▸ **DATA EXTRACT**
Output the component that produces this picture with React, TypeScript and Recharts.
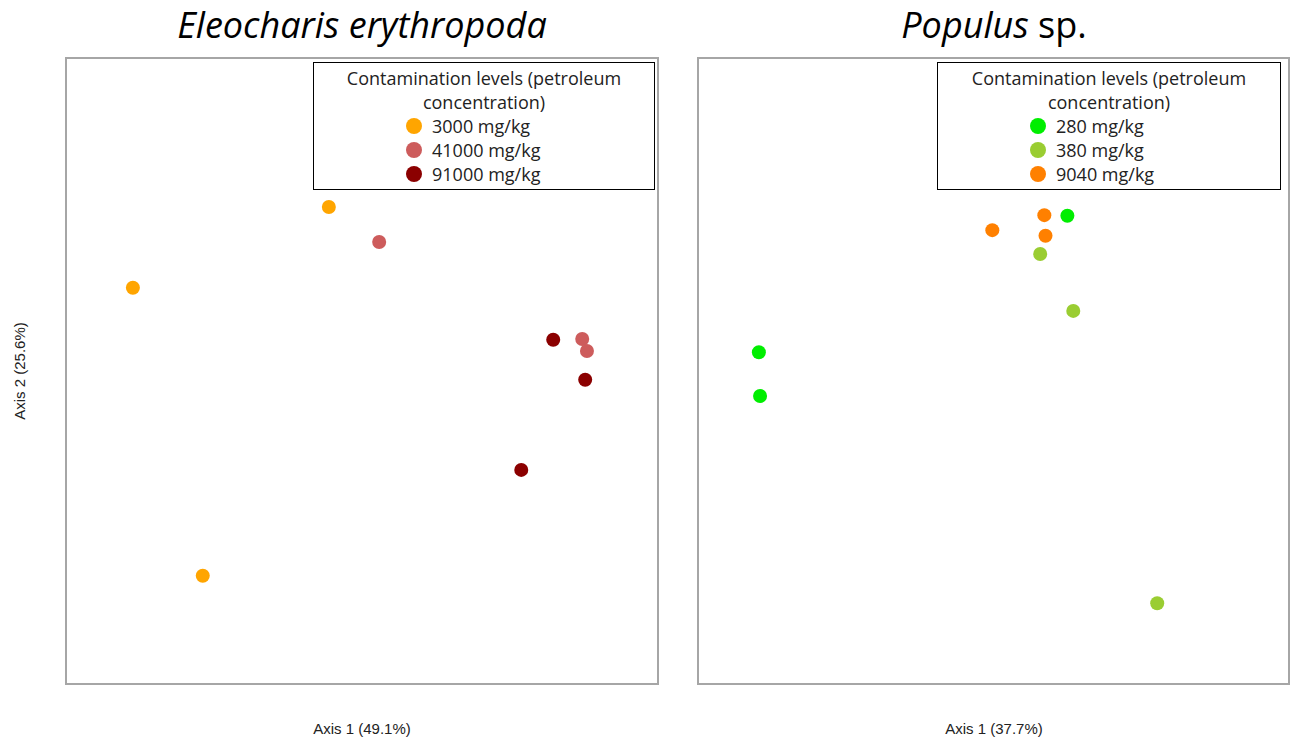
import React from "react";
import { ScatterChart, Scatter, XAxis, YAxis, ReferenceArea } from "recharts";

// ordination scores (both axes scaled 0-100)
const eleo3000 = [
  { x: 44.4, y: 76.2 },
  { x: 11.3, y: 63.3 },
  { x: 23.1, y: 17.3 },
];
const eleo41000 = [
  { x: 52.9, y: 70.6 },
  { x: 87.2, y: 55.1 },
  { x: 88.0, y: 53.2 },
];
const eleo91000 = [
  { x: 82.3, y: 55.0 },
  { x: 87.7, y: 48.6 },
  { x: 76.9, y: 34.2 },
];
const pop280 = [
  { x: 62.5, y: 74.8 },
  { x: 10.3, y: 53.0 },
  { x: 10.5, y: 46.0 },
];
const pop380 = [
  { x: 57.9, y: 68.7 },
  { x: 63.5, y: 59.6 },
  { x: 77.7, y: 12.9 },
];
const pop9040 = [
  { x: 49.8, y: 72.5 },
  { x: 58.6, y: 74.9 },
  { x: 58.8, y: 71.6 },
];

type Series = { name: string; color: string; data: { x: number; y: number }[] };

const eleoSeries: Series[] = [
  { name: "3000 mg/kg", color: "#FFA500", data: eleo3000 },
  { name: "41000 mg/kg", color: "#CD5C5C", data: eleo41000 },
  { name: "91000 mg/kg", color: "#8B0000", data: eleo91000 },
];
const popSeries: Series[] = [
  { name: "280 mg/kg", color: "#00EE00", data: pop280 },
  { name: "380 mg/kg", color: "#9ACD32", data: pop380 },
  { name: "9040 mg/kg", color: "#FF8000", data: pop9040 },
];

const sans = "'Open Sans', sans-serif";
const arial = "'Liberation Sans', Arial, sans-serif";

function Dot(props: any) {
  return <circle cx={props.cx} cy={props.cy} r={7} fill={props.fill} />;
}

function Panel({ series, width, left }: { series: Series[]; width: number; left: number }) {
  return (
    <div style={{ position: "absolute", left: 0, top: 0 }}>
      <ScatterChart
        width={width}
        height={740}
        margin={{ top: 58, left: left, right: 3, bottom: 56 }}
      >
        <XAxis type="number" dataKey="x" domain={[0, 100]} hide />
        <YAxis type="number" dataKey="y" domain={[0, 100]} hide />
        <ReferenceArea x1={0} x2={100} y1={0} y2={100} fill="none" stroke="#a6a6a6" strokeWidth={2} />
        {series.map((s) => (
          <Scatter
            key={s.name}
            data={s.data}
            fill={s.color}
            shape={Dot}
            isAnimationActive={false}
          />
        ))}
      </ScatterChart>
    </div>
  );
}

function LegendBox({ series, left, width }: { series: Series[]; left: number; width: number }) {
  return (
    <div
      style={{
        position: "absolute",
        left,
        top: 62,
        width,
        height: 128,
        boxSizing: "border-box",
        border: "1px solid #000",
        background: "#fff",
        fontFamily: sans,
        fontSize: 18,
        color: "#222",
        lineHeight: "24px",
        paddingTop: 3,
      }}
    >
      <div style={{ textAlign: "center" }}>Contamination levels (petroleum</div>
      <div style={{ textAlign: "center" }}>concentration)</div>
      {series.map((s) => (
        <div key={s.name} style={{ display: "flex", alignItems: "center", paddingLeft: 92 }}>
          <span
            style={{
              display: "inline-block",
              width: 16,
              height: 16,
              borderRadius: 8,
              background: s.color,
              marginRight: 10,
            }}
          />
          <span>{s.name}</span>
        </div>
      ))}
    </div>
  );
}

export default function App() {
  return (
    <div style={{ position: "absolute", left: 0, top: 0, width: 1292, height: 740, background: "#fff" }}>
      <div
        style={{
          position: "absolute",
          left: 66,
          width: 592,
          top: 0,
          textAlign: "center",
          fontFamily: sans,
          fontStyle: "italic",
          fontSize: 36,
          color: "#000",
        }}
      >
        Eleocharis erythropoda
      </div>
      <div
        style={{
          position: "absolute",
          left: 698,
          width: 592,
          top: 0,
          textAlign: "center",
          fontFamily: sans,
          fontSize: 36,
          color: "#000",
        }}
      >
        <i>Populus</i> sp.
      </div>

      <Panel series={eleoSeries} width={661} left={66} />
      <div style={{ position: "absolute", left: 0, top: 0 }}>
        <Panel series={popSeries} width={1292} left={698} />
      </div>

      <LegendBox series={eleoSeries} left={313} width={342} />
      <LegendBox series={popSeries} left={937} width={344} />

      <div
        style={{
          position: "absolute",
          left: 66,
          width: 592,
          top: 720,
          textAlign: "center",
          fontFamily: arial,
          fontSize: 15,
          color: "#222",
        }}
      >
        Axis 1 (49.1%)
      </div>
      <div
        style={{
          position: "absolute",
          left: 698,
          width: 592,
          top: 720,
          textAlign: "center",
          fontFamily: arial,
          fontSize: 15,
          color: "#222",
        }}
      >
        Axis 1 (37.7%)
      </div>
      <div
        style={{
          position: "absolute",
          left: 19,
          top: 371,
          transform: "translate(-50%, -50%) rotate(-90deg)",
          whiteSpace: "nowrap",
          fontFamily: arial,
          fontSize: 15,
          color: "#222",
        }}
      >
        Axis 2 (25.6%)
      </div>
    </div>
  );
}
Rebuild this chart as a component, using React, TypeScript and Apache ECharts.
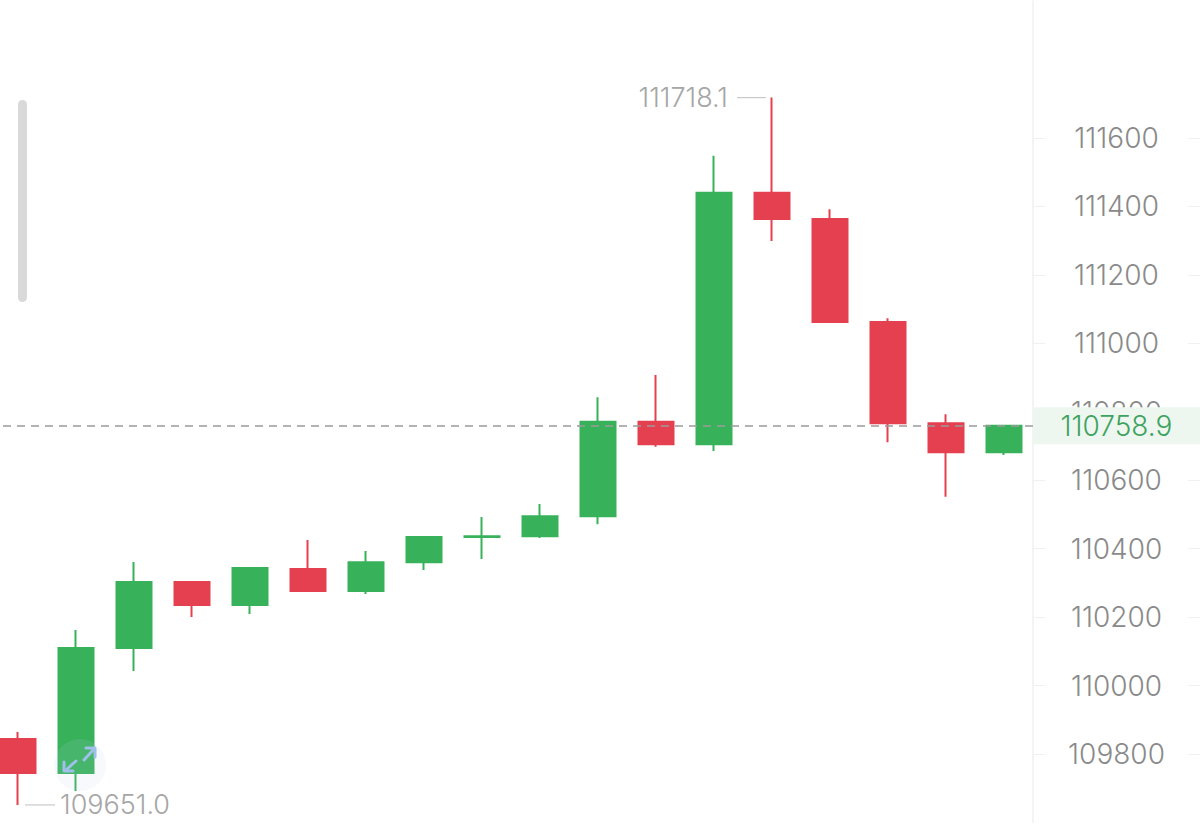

▸ **THE TASK**
The pictures should not appear in the copy; every other part of the records above must be returned exactly.

▸ **RESPONSE TO THIS EXERCISE**
Output the component that produces this picture with React, TypeScript and Recharts.
import React from "react";
import { ScatterChart, Scatter, XAxis, YAxis, ReferenceArea } from "recharts";

// ordination scores (both axes scaled 0-100)
const eleo3000 = [
  { x: 44.4, y: 76.2 },
  { x: 11.3, y: 63.3 },
  { x: 23.1, y: 17.3 },
];
const eleo41000 = [
  { x: 52.9, y: 70.6 },
  { x: 87.2, y: 55.1 },
  { x: 88.0, y: 53.2 },
];
const eleo91000 = [
  { x: 82.3, y: 55.0 },
  { x: 87.7, y: 48.6 },
  { x: 76.9, y: 34.2 },
];
const pop280 = [
  { x: 62.5, y: 74.8 },
  { x: 10.3, y: 53.0 },
  { x: 10.5, y: 46.0 },
];
const pop380 = [
  { x: 57.9, y: 68.7 },
  { x: 63.5, y: 59.6 },
  { x: 77.7, y: 12.9 },
];
const pop9040 = [
  { x: 49.8, y: 72.5 },
  { x: 58.6, y: 74.9 },
  { x: 58.8, y: 71.6 },
];

type Series = { name: string; color: string; data: { x: number; y: number }[] };

const eleoSeries: Series[] = [
  { name: "3000 mg/kg", color: "#FFA500", data: eleo3000 },
  { name: "41000 mg/kg", color: "#CD5C5C", data: eleo41000 },
  { name: "91000 mg/kg", color: "#8B0000", data: eleo91000 },
];
const popSeries: Series[] = [
  { name: "280 mg/kg", color: "#00EE00", data: pop280 },
  { name: "380 mg/kg", color: "#9ACD32", data: pop380 },
  { name: "9040 mg/kg", color: "#FF8000", data: pop9040 },
];

const sans = "'Open Sans', sans-serif";
const arial = "'Liberation Sans', Arial, sans-serif";

function Dot(props: any) {
  return <circle cx={props.cx} cy={props.cy} r={7} fill={props.fill} />;
}

function Panel({ series, width, left }: { series: Series[]; width: number; left: number }) {
  return (
    <div style={{ position: "absolute", left: 0, top: 0 }}>
      <ScatterChart
        width={width}
        height={740}
        margin={{ top: 58, left: left, right: 3, bottom: 56 }}
      >
        <XAxis type="number" dataKey="x" domain={[0, 100]} hide />
        <YAxis type="number" dataKey="y" domain={[0, 100]} hide />
        <ReferenceArea x1={0} x2={100} y1={0} y2={100} fill="none" stroke="#a6a6a6" strokeWidth={2} />
        {series.map((s) => (
          <Scatter
            key={s.name}
            data={s.data}
            fill={s.color}
            shape={Dot}
            isAnimationActive={false}
          />
        ))}
      </ScatterChart>
    </div>
  );
}

function LegendBox({ series, left, width }: { series: Series[]; left: number; width: number }) {
  return (
    <div
      style={{
        position: "absolute",
        left,
        top: 62,
        width,
        height: 128,
        boxSizing: "border-box",
        border: "1px solid #000",
        background: "#fff",
        fontFamily: sans,
        fontSize: 18,
        color: "#222",
        lineHeight: "24px",
        paddingTop: 3,
      }}
    >
      <div style={{ textAlign: "center" }}>Contamination levels (petroleum</div>
      <div style={{ textAlign: "center" }}>concentration)</div>
      {series.map((s) => (
        <div key={s.name} style={{ display: "flex", alignItems: "center", paddingLeft: 92 }}>
          <span
            style={{
              display: "inline-block",
              width: 16,
              height: 16,
              borderRadius: 8,
              background: s.color,
              marginRight: 10,
            }}
          />
          <span>{s.name}</span>
        </div>
      ))}
    </div>
  );
}

export default function App() {
  return (
    <div style={{ position: "absolute", left: 0, top: 0, width: 1292, height: 740, background: "#fff" }}>
      <div
        style={{
          position: "absolute",
          left: 66,
          width: 592,
          top: 0,
          textAlign: "center",
          fontFamily: sans,
          fontStyle: "italic",
          fontSize: 36,
          color: "#000",
        }}
      >
        Eleocharis erythropoda
      </div>
      <div
        style={{
          position: "absolute",
          left: 698,
          width: 592,
          top: 0,
          textAlign: "center",
          fontFamily: sans,
          fontSize: 36,
          color: "#000",
        }}
      >
        <i>Populus</i> sp.
      </div>

      <Panel series={eleoSeries} width={661} left={66} />
      <div style={{ position: "absolute", left: 0, top: 0 }}>
        <Panel series={popSeries} width={1292} left={698} />
      </div>

      <LegendBox series={eleoSeries} left={313} width={342} />
      <LegendBox series={popSeries} left={937} width={344} />

      <div
        style={{
          position: "absolute",
          left: 66,
          width: 592,
          top: 720,
          textAlign: "center",
          fontFamily: arial,
          fontSize: 15,
          color: "#222",
        }}
      >
        Axis 1 (49.1%)
      </div>
      <div
        style={{
          position: "absolute",
          left: 698,
          width: 592,
          top: 720,
          textAlign: "center",
          fontFamily: arial,
          fontSize: 15,
          color: "#222",
        }}
      >
        Axis 1 (37.7%)
      </div>
      <div
        style={{
          position: "absolute",
          left: 19,
          top: 371,
          transform: "translate(-50%, -50%) rotate(-90deg)",
          whiteSpace: "nowrap",
          fontFamily: arial,
          fontSize: 15,
          color: "#222",
        }}
      >
        Axis 2 (25.6%)
      </div>
    </div>
  );
}
Rebuild this chart as a component, using React, TypeScript and Apache ECharts.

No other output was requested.